After the Mass, my mother and I would go straight home for the much awaited Noche Buena (literally means “good night,” but in the Philippines it means the meal eaten after hearing the Midnight Mass to welcome Christmas day).
The sight of queso de bola, apples, sometimes grapes, hot chocolate, and chestnuts on the table would literally wake me up. I never bothered asking my parents where they got these once-in-a-year delicacies. I was more into eating rather than asking. After all, it was Christmas.
The lavish feast was followed by the opening of gifts. The gifts were often not expensive: a set of handkerchiefs, a box of crayons, or a toy of some kind. But I cherished them just the same. I learned at a very young age that money couldn’t buy happiness.
On Christmas day, the first thing I would do was to look over the Christmas stocking I hung the previous night on the tree. Funny, but my stocking was a real shoe sock and not the current colorful Christmas stockings as people know it today. I never wavered in my belief that the gifts in the stocking came from Santa Claus, who paid a visit to our house overnight.
I would also spend the entire Christmas day on the lookout for my godparents who often would give me cash that I kept for myself to buy a nice treat during recess in school.
Our house was often visited by “pastoras” – a group of young girls from nearby towns who relived the birth of Christ and the role of the Blessed Virgin Mary through songs and dances – on Christmas day. They performed in one’s front yard and it was customary to donate a few bucks.
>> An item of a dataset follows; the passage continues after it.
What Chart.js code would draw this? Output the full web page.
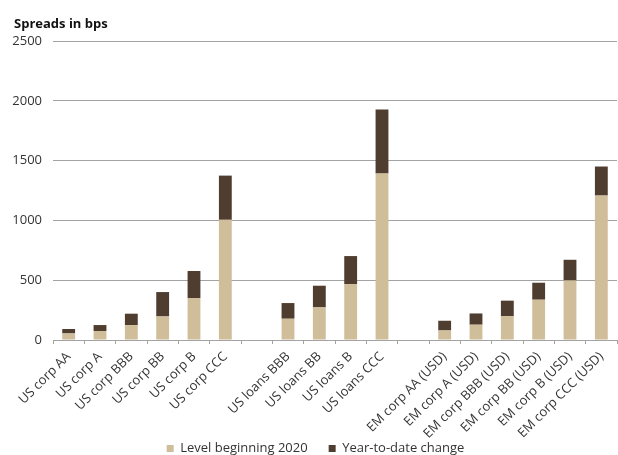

I loved the “pastoras” not for any religious reason, but because I found the dancers simply beautiful, especially with their make-up. My early crushes as a young boy were members of the “pastoras.”
These strings of my early childhood Christmas recollections have made me realize that Christmas is about giving and receiving, bringing happiness to others.
When I am at times lost in the hustle and bustle of everyday life these days, I reminisce about my early Christmas as a child, and I discover the true meaning of Christmas – that of giving love, that of being with family.